It was the perfect storm. Under pressure to get my billing done, exhausted from not sleeping due to severe pelvic pain all night, 2 bickering girls and 1 boy who is the epitome of "give them an inch and they will take a mile". The funny thing was, it was good news that caused me to blow my lid!
Rick called to let me know we had been approved for the rental house I had fallen in love with and we could meet with the realtor on Monday to work out the details and timeline. The kids, however, chose this moment to come barging in the house at top volume, full throttle (as usual), not considering I may be on the phone or trying to concentrate on getting my work done.
I lost it. Yelling and telling the all to get out of my sight and sit on their beds and (here's the best part) read in their Bible's about how good Christian children and families are supposed to act.

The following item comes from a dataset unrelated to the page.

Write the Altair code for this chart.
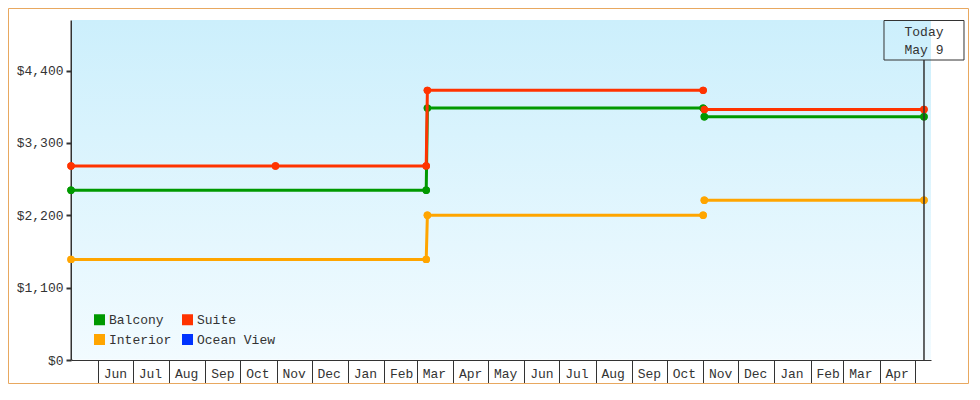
import altair as alt
import pandas as pd

FONT = "Liberation Mono"
INK = "#333333"

# ---- data -------------------------------------------------------------
series_names = ["Balcony", "Suite", "Interior", "Ocean View"]
series_colors = ["#009900", "#FF3300", "#FFA500", "#0033FF"]

balcony_dates = ["2017-05-09", "2018-03-09", "2018-03-10", "2018-11-01", "2018-11-02", "2019-05-09"]
balcony_prices = [2580, 2580, 3830, 3830, 3700, 3700]
balcony_segs = [1, 1, 1, 1, 2, 2]

suite_dates = ["2017-05-09", "2017-10-31", "2018-03-09", "2018-03-10", "2018-11-01", "2018-11-02", "2019-05-09"]
suite_prices = [2950, 2950, 2950, 4100, 4100, 3810, 3810]
suite_segs = [1, 1, 1, 1, 1, 2, 2]

interior_dates = ["2017-05-09", "2018-03-09", "2018-03-10", "2018-11-01", "2018-11-02", "2019-05-09"]
interior_prices = [1530, 1530, 2200, 2200, 2430, 2430]
interior_segs = [1, 1, 1, 1, 2, 2]

today_date = "2019-05-09"
today_lines = ["Today", "May 9"]

y_ticks = [0, 1100, 2200, 3300, 4400]
y_max = 5170
x_domain = ["2017-05-09", "2019-05-15"]
month_ticks = [
    "2017-06-01", "2017-07-01", "2017-08-01", "2017-09-01", "2017-10-01", "2017-11-01",
    "2017-12-01", "2018-01-01", "2018-02-01", "2018-03-01", "2018-04-01", "2018-05-01",
    "2018-06-01", "2018-07-01", "2018-08-01", "2018-09-01", "2018-10-01", "2018-11-01",
    "2018-12-01", "2019-01-01", "2019-02-01", "2019-03-01", "2019-04-01", "2019-05-01",
]

# ---- tables -------------------------------------------------------------
rows = []
for name, dates, prices, segs in [
    ("Interior", interior_dates, interior_prices, interior_segs),
    ("Balcony", balcony_dates, balcony_prices, balcony_segs),
    ("Suite", suite_dates, suite_prices, suite_segs),
]:
    for d, p, s in zip(dates, prices, segs):
        rows.append({"series": name, "date": d + "T00:00:00", "price": p, "seg": s})
prices_df = pd.DataFrame(rows)

today_df = pd.DataFrame({"date": [today_date + "T00:00:00"]})
one = pd.DataFrame({"a": [0]})


def dt(s):
    y, m, d = (int(v) for v in s.split("-"))
    return alt.DateTime(year=y, month=m, date=d)


W, H = 860, 340

x_enc = alt.X(
    "date:T",
    scale=alt.Scale(domain=[dt(x_domain[0]), dt(x_domain[1])]),
    axis=alt.Axis(
        values=[dt(s) for s in month_ticks],
        labelExpr="datum.value >= datetime(2019, 3, 15) ? '' : timeFormat(datum.value, '%b')",
        tickSize=25, tickWidth=1, tickColor=INK,
        domainColor=INK, domainWidth=1,
        labelOffset=17, labelPadding=-12, labelBaseline="middle", labelAlign="center",
        labelFont=FONT, labelFontSize=13, labelColor=INK,
        labelFlush=False, labelOverlap=False, labelBound=False,
        grid=False, title=None,
    ),
)
y_enc = alt.Y(
    "price:Q",
    scale=alt.Scale(domain=[0, y_max], nice=False, zero=True),
    axis=alt.Axis(
        values=y_ticks, format="$,.0f",
        tickSize=5, tickWidth=2, tickColor=INK,
        domainColor=INK, domainWidth=2,
        labelFont=FONT, labelFontSize=13, labelColor=INK, labelPadding=3,
        grid=False, title=None,
    ),
)
color_enc = alt.Color(
    "series:N",
    scale=alt.Scale(domain=series_names, range=series_colors),
    legend=alt.Legend(
        orient="none", legendX=22, legendY=293, columns=2, direction="horizontal",
        symbolType="square", symbolSize=121, symbolStrokeWidth=0, symbolOpacity=1,
        labelFont=FONT, labelFontSize=13, labelColor=INK, labelOffset=3,
        columnPadding=9, rowPadding=6, padding=0, title=None,
    ),
)

border = alt.Chart(one).mark_rect(filled=False, stroke="#E8A860", strokeWidth=1).encode(
    x=alt.value(-62.5), x2=alt.value(W + 38 - 0.5),
    y=alt.value(-11.5), y2=alt.value(H + 24 - 0.5),
)

bg = alt.Chart(one).mark_rect(
    fill=alt.Gradient(
        gradient="linear",
        stops=[alt.GradientStop(color="#CCEFFC", offset=0),
               alt.GradientStop(color="#F2FBFF", offset=1)],
        x1=0, x2=0, y1=0, y2=1,
    )
).encode(x=alt.value(1), x2=alt.value(W), y=alt.value(0), y2=alt.value(H - 0.5))

legend_pts = alt.Chart(prices_df).mark_circle(size=55, opacity=1).encode(
    x=x_enc, y=y_enc, color=color_enc
)

layers = [border, bg, legend_pts]
for name in ["Interior", "Balcony", "Suite"]:
    base = alt.Chart(prices_df).transform_filter(alt.datum.series == name)
    layers.append(base.mark_line(strokeWidth=3).encode(
        x=x_enc, y=y_enc, color=color_enc, detail="seg:N"))
    layers.append(base.mark_circle(size=55, opacity=1).encode(
        x=x_enc, y=y_enc, color=color_enc))

bottom_rule = alt.Chart(one).mark_rule(color=INK, strokeWidth=1).encode(
    x=alt.value(0), x2=alt.value(W), y=alt.value(H + 25)
)
today_rule = alt.Chart(today_df).mark_rule(color=INK, strokeWidth=1.5).encode(
    x=x_enc, y=alt.value(40), y2=alt.value(H)
)
today_box = alt.Chart(today_df).mark_rect(
    filled=False, color=INK, strokeWidth=1, xOffset=-40, x2Offset=40
).encode(x=x_enc, x2=alt.X2("date"), y=alt.value(0.5), y2=alt.value(40))
today_text1 = alt.Chart(today_df).mark_text(
    font=FONT, fontSize=13, color=INK, align="center", baseline="middle",
    text=today_lines[0],
).encode(x=x_enc, y=alt.value(12))
today_text2 = alt.Chart(today_df).mark_text(
    font=FONT, fontSize=13, color=INK, align="center", baseline="middle",
    text=today_lines[1],
).encode(x=x_enc, y=alt.value(30))

chart = alt.layer(
    *layers, bottom_rule, today_rule, today_box, today_text1, today_text2
).properties(
    width=W, height=H,
    padding={"left": 63, "top": 12, "right": 38, "bottom": 24},
    autosize=alt.AutoSizeParams(type="none"),
    background="white",
).configure_view(stroke=None)

chart.save("out.html", embed_options={"renderer": "svg", "actions": False})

About 10 minutes later, I called them all back together. I could tell from Kenzie's sad, pouting face, Emma's avoidance of eye contact, and Logan's glaring dagger-eye look that none of them were ready for what I was about to say. There had not been enough time for the sting of my words and tone to wear down to a manageable level. Their hearts were not open to what I had to say, but I was ready to say it.
I apologized, but in that "I am sorry you ticked me off so bad I had to blow my lid" kind of way. Then I teared up as I accused them (my children, these precious gifts entrusted to me by God) of not thinking of anyone but themselves (I know-shocking news...kids are selfish), and told them how heartbroken I was that our family could not even figure out how to serve one another, much less others and certainly not God.
Way to go, Momma. Yell at them, and then break them down.
So part of the reason I blog is to be transparent. There are so many "super-mom blogs" out there posting pictures of perfectly organized laundry rooms and perfectly-executed Pinterest projects. But I believe what we need is reality. The sometimes ugly, often messy, frequently loud, but always grace-filled reality of God's redeeming love. Without me accepting God's grace and forgiveness for my impression of Mt. Vesuvius, I cannot model that grace for my children and have no hope of helping them understand their need for it.
So, there it is. The ugly truth of the ugly incident in our house today. It wasn't the first and I am certain it won't be the last. But I am certain that God has enough forgiveness and grace for each and every time I call upon His name!